County Hall has this week amended some of its plans, published in December 2017, to raise funds and cut services.
The alterations came after councillors from all parties scrutinised the controversial plans and gave their verdict. Here are the highlights.
cut was: £1m
cut now: unknown
Passionate campaigns by the public, famous writers and a warning by councillors who scrutinise the budget won only a temporary reprieve of one year for all 21 libraries at risk. However 2019/20 will see communities have to pay utility bills. By 2020/21 all council funding - including rent- will cease and libraries with too little community funding would close. How much is saved will depend on the how much communities can raise themselves.
A reduction in funding to support local bus services with the exception of the on-demand County Connect and Call Connect. These services will be reviewed to make them more cost effective, potentially adding in some fixed routes.
Despite dire warnings from a cross-party panel of councillors cuts will go ahead, albeit at a reduced level. In effect, Trading Standards will only have two-thirds of the money they currently spend. The change was made because Tory cabinet leaders were mindful of unfettered rogue and unfair trading and rocketing sales of alcohol to under-18s.
was 4.98 per cent rise
now 5.98 per cent rise
After years of proudly keeping tax low, the Tory administration flagged up last year it would ramp its council tax increase to the highest level it could without triggering a referendum - just like the police and borough council. Since the original plan was made, local government secretary Sajid Javid has allowed an extra one per cent - which cabinet leaders have grabbed with both hands.

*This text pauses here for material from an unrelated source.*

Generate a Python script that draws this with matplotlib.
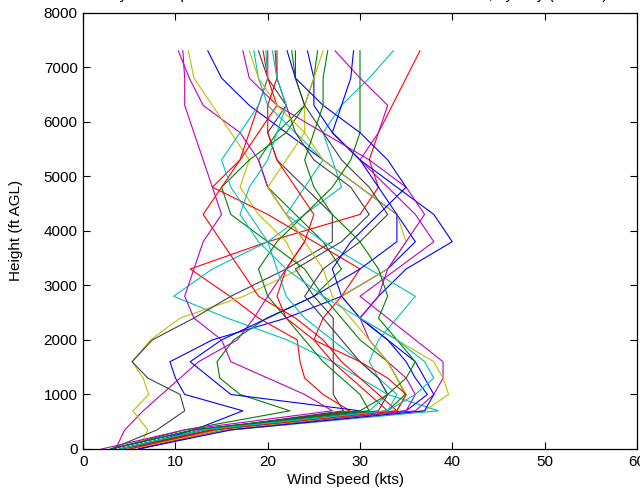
import matplotlib
matplotlib.use('Agg')
import matplotlib.pyplot as plt
from cycler import cycler

# heights of the profiler gates (ft AGL)
heights = [0, 350, 700, 1000, 1300, 1600, 2000, 2400, 2800, 3300,
           3800, 4300, 4800, 5300, 5800, 6300, 6800, 7300]

# wind speed profiles (kts), one list per case
profiles = [
    [5, 12, 17.3, 11, 10, 9.4, 14, 22, 28, 33, 36, 34, 30, 26, 22, 18, 15, 13.5],
    [3, 11, 22.4, 17, 14.8, 14.5, 16.3, 19.9, 25, 28, 26, 23, 20, 19, 21, 24, 23, 22.6],
    [4, 13, 28.9, 26, 24, 23.5, 23.2, 19, 15.9, 11.6, 20, 30, 32, 31, 32, 33.5, 35, 36.5],
    [5, 16, 38.5, 33, 30, 27, 22.1, 15.6, 9.8, 14, 20, 24, 28, 27, 26, 28, 31, 33.6],
    [3.5, 4.5, 6.5, 8.5, 10.5, 12.5, 16.7, 18.5, 20, 22, 24, 22, 20, 19, 17, 13, 11.5, 10.3],
    [6, 7, 5.4, 7.1, 6.5, 5.3, 7.3, 10.5, 17.4, 23.5, 22, 19, 17, 18, 16, 14, 12, 11.4],
    [3, 8, 11, 10.5, 7, 5.3, 7.5, 12, 16, 22, 27, 27, 24, 21, 20, 22, 20, 19],
    [6, 15, 35, 37.3, 36, 35, 33, 30, 32, 35, 40, 38, 34, 30, 27, 25, 25, 24.3],
    [4, 14, 33, 34.9, 34, 33, 30, 28, 26, 24, 20, 16, 15, 18, 22, 24, 25, 25.4],
    [5, 14, 33, 31, 29, 27, 25, 26, 28, 30, 25, 20, 14, 17, 19, 21, 20, 19.5],
    [3, 12, 31, 33, 32, 31, 32, 34, 36, 31, 26, 22, 24, 26, 23, 20, 19, 18.5],
    [4, 15, 36, 38, 39, 39, 36, 33, 30, 34, 38, 36, 33, 30, 32, 33, 30, 27.3],
    [5, 16, 37, 39.6, 39, 38, 34, 30, 28, 33, 35, 34, 30, 26, 24, 24, 25, 26],
    [4, 13, 28.2, 27.1, 27.1, 27.1, 27.1, 27.1, 25, 23, 28, 31, 29, 25, 23, 22, 21, 21],
    [3, 12, 30, 16, 13.8, 11.6, 15, 20, 25, 30, 34, 34, 32, 30, 27, 28, 29, 29.3],
    [4, 13, 31, 30, 28, 26, 24, 22, 20, 19, 21, 24, 27, 29, 30, 30, 30, 30],
    [6, 15, 34, 32, 30, 28, 26, 23, 19, 17, 15, 13, 15, 17, 18, 19, 20, 20],
    [5, 14, 33, 34, 32, 30, 27, 24, 22, 21, 20, 18, 16, 15, 17, 19, 20, 19.8],
    [4, 15, 35, 36, 35, 33, 31, 30, 32, 33, 35, 37, 35, 31, 26, 21, 18, 17.3],
    [5, 15, 34, 35, 34, 33, 31, 29, 27, 26, 24, 22, 20, 22, 24, 21, 19, 18],
    [4, 14, 32, 33, 32, 30, 28, 26, 24, 26, 30, 33, 31, 28, 26, 24, 23, 23],
    [6, 16, 37, 38, 37, 36, 33, 30, 28, 27, 29, 32, 35, 33, 30, 26, 23, 22.1],
    [3, 12, 30, 33, 35, 36, 34, 32, 33, 32, 30, 27, 25, 24, 25, 26, 26, 26.5],
    [5, 14, 34, 35, 33, 30, 25, 22, 21, 22, 24, 25, 23, 21, 20, 20, 21, 20.8],
    [4, 13, 33, 36, 38, 37, 34, 30, 26, 22, 19, 17, 18, 20, 21, 22, 21, 20.5],
    [2, 11, 27, 24, 20, 16, 15, 12, 11, 12, 13, 15, 14, 13, 12, 11, 11, 10.8],
]

# MATLAB default line colour order
matlab_colors = [(0, 0, 1), (0, 0.5, 0), (1, 0, 0), (0, 0.75, 0.75),
                 (0.75, 0, 0.75), (0.75, 0.75, 0), (0.25, 0.25, 0.25)]

plt.rcParams['font.family'] = ['Liberation Sans', 'DejaVu Sans']
plt.rcParams['axes.prop_cycle'] = cycler(color=matlab_colors)

fig = plt.figure(figsize=(6.4, 4.97), dpi=100)
ax = fig.add_axes([0.130, 0.0966, 0.865, 0.878])

for speeds in profiles:
    ax.plot(speeds, heights, linewidth=0.8)

ax.set_xlim(0, 60)
ax.set_ylim(0, 8000)
ax.set_xticks(range(0, 61, 10))
ax.set_yticks(range(0, 8001, 1000))
ax.tick_params(direction='in', length=5, width=0.8, labelsize=11,
               top=True, right=True, pad=4)
for sp in ax.spines.values():
    sp.set_linewidth(0.9)

ax.set_xlabel('Wind Speed (kts)', fontsize=11, labelpad=2)
ax.xaxis.set_label_coords(0.473, -0.055)
ax.set_ylabel('Height (ft AGL)', fontsize=11)
ax.yaxis.set_label_coords(-0.108, 0.5)

# title sits almost entirely above the top edge of the image
fig.text(0.54, 1 + 1.0 / 497, 'Hourly Wind Speed Profiles: Nocturnal Low-Level Jet Cases, by Day (Profiler)',
         ha='center', va='baseline', fontsize=11)

fig.savefig('out.png', dpi=100)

Goes ahead despite councilors in scrutiny committee warning that it will put the safety and the transport network itself at risk. They warned that the cuts should not proceed as “risks outweigh benefits” but were overruled. Fewer roads will be gritted and it will take longer.
Customer Service centre
Scrapped. Penny Smith of Unison raised concerns about increased use of the internet to take enquiries. She said: “Not all people were able to use on-line methods and people could find this even more difficult in sensitive or emotive situations such as registering a death.”
Not happening due to a misunderstanding. Further research since the original proposal by council leaders showed essential roles such as the Independent Safeguarding Chair, who reviews high-level cases of child abuse are classed as ‘consultants’.
The plans will be rubber-stamped next Tuesday, February 13. All proposals are subject to any intervention taken by the Government following next month's inspection report.